Деревья Кипра ценились ассирийскими, финикийскими и римскими кораблестроителями; во время крестовых походов большая часть лесов пошла на корабли Ричарда Львиное Сердце. К тому времени популяция коз была настолько большой, что равнины остались безлесными. В XX веке в попытке возродить былые рощи были высажены плантации пинии. Но в 1995-м после длительной засухи почти все они вместе с остатками исходных лесов в северных горах взорвались пожаром от ударов молний.
Журналист Метин Мюнир был слишком огорчен, чтобы опять вернуться из Стамбула и посмотреть на свой родной остров, засыпанный пеплом, пока садовник, турк-киприот Хикмет Улусан, не убедил его в необходимости взглянуть на происходящее. И снова Мюнир увидел, как цветы обновляют кипрский ландшафт: сожженные предгорья покрыты ковром из алых маков. Некоторые семена маков, сказал ему Улусан, прожили 1000 или более лет, ожидая, когда огонь уберет деревья и маки смогут расцвести.

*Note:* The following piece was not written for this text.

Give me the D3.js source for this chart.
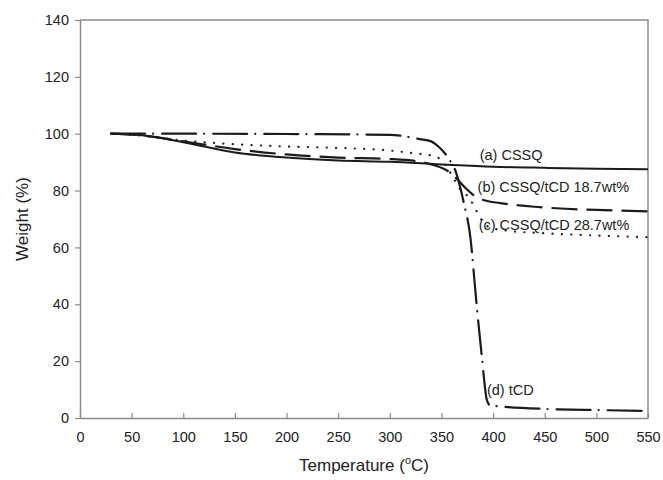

В деревне Лапта, расположенной высоко над северным побережьем, Хикмет Улусан выращивает фиги, цикламены, кактусы и виноград и почтительно ухаживает за старейшей на всем Кипре плакучей шелковицей. Его усы, ван-дейковская бородка и уцелевшие пучки волос побелели с тех пор, как молодым человеком он был вынужден покинуть южную часть острова, где его отец пас овец и возделывал виноград, оливки, миндаль и лимоны. До бессмысленной войны, разорвавшей остров на части, 20 поколений греков и турок мирно жили вместе в долине. Потом соседей забили дубинками до смерти. Они нашли смятое тело старой турчанки, пасшей козу – блеющее животное все еще было привязано к ее запястью. Это варварство, но турки тоже убивали греков. Смертельная взаимная ненависть народов не более объяснима или сложна, чем направленные на геноцид побуждения шимпанзе – природное явление, которое мы, люди, тщеславно или неискренне считали невозможным в цивилизованном обществе.